■ **Extracted entries**:
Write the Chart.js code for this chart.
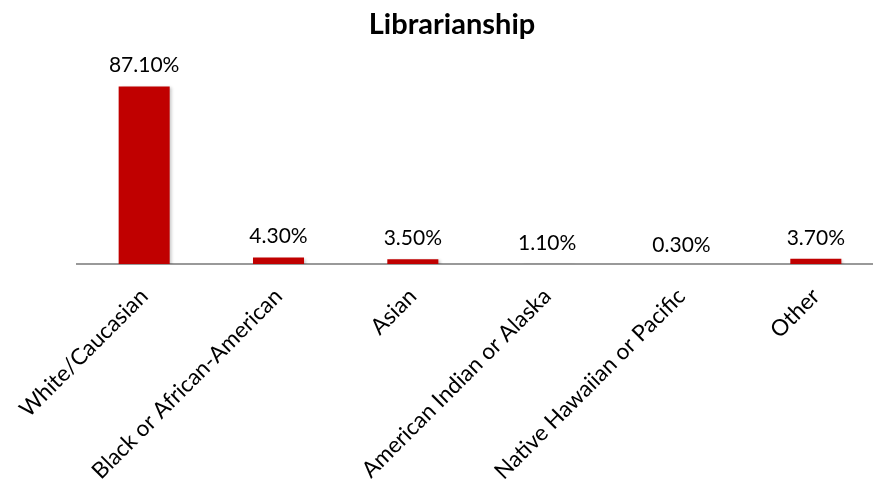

---

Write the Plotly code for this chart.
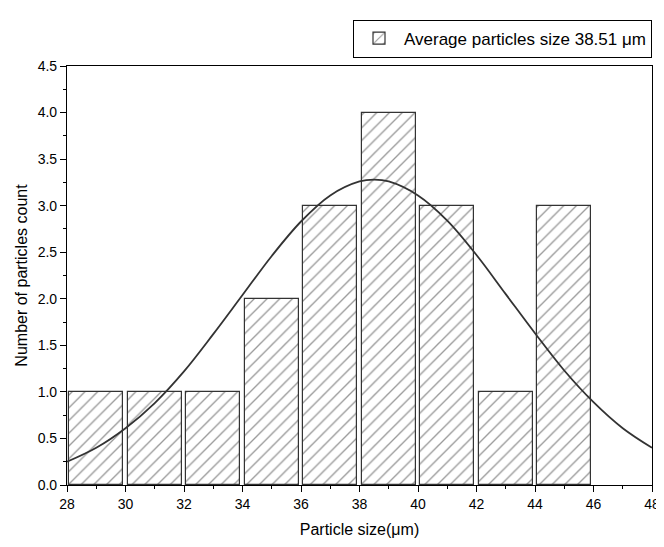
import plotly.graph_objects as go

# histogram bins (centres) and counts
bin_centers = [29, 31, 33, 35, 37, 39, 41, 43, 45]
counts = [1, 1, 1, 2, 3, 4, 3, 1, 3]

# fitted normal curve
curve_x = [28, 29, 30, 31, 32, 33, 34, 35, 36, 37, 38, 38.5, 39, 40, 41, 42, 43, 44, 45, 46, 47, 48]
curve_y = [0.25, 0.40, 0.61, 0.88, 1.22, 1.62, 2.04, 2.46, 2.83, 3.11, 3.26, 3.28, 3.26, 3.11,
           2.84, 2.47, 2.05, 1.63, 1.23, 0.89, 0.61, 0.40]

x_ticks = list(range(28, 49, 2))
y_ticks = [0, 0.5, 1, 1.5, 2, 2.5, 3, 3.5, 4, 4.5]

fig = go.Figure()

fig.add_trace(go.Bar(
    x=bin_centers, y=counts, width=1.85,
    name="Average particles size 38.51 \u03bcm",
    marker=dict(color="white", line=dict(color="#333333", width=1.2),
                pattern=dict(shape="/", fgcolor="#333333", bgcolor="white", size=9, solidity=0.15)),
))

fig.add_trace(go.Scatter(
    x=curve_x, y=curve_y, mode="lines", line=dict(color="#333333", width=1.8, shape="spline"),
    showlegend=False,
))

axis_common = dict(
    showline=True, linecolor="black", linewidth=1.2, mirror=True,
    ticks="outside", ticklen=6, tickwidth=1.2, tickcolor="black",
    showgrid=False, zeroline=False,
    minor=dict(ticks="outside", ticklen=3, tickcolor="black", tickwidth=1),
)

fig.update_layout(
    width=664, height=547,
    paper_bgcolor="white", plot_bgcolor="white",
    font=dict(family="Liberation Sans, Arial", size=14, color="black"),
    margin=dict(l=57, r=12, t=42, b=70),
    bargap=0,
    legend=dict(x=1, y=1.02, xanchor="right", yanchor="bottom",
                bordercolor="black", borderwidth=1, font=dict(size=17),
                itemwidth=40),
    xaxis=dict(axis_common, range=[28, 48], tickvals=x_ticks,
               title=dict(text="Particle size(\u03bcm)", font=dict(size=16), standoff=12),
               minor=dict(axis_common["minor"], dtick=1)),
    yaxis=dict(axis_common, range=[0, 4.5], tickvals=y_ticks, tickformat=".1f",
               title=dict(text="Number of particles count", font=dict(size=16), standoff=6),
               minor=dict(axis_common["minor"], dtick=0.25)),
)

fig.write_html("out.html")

■ **What the exercise asks**:
What is the number of lines above that contain the string "chart"? Answer with the number alone.

■ **Output for this task**:
2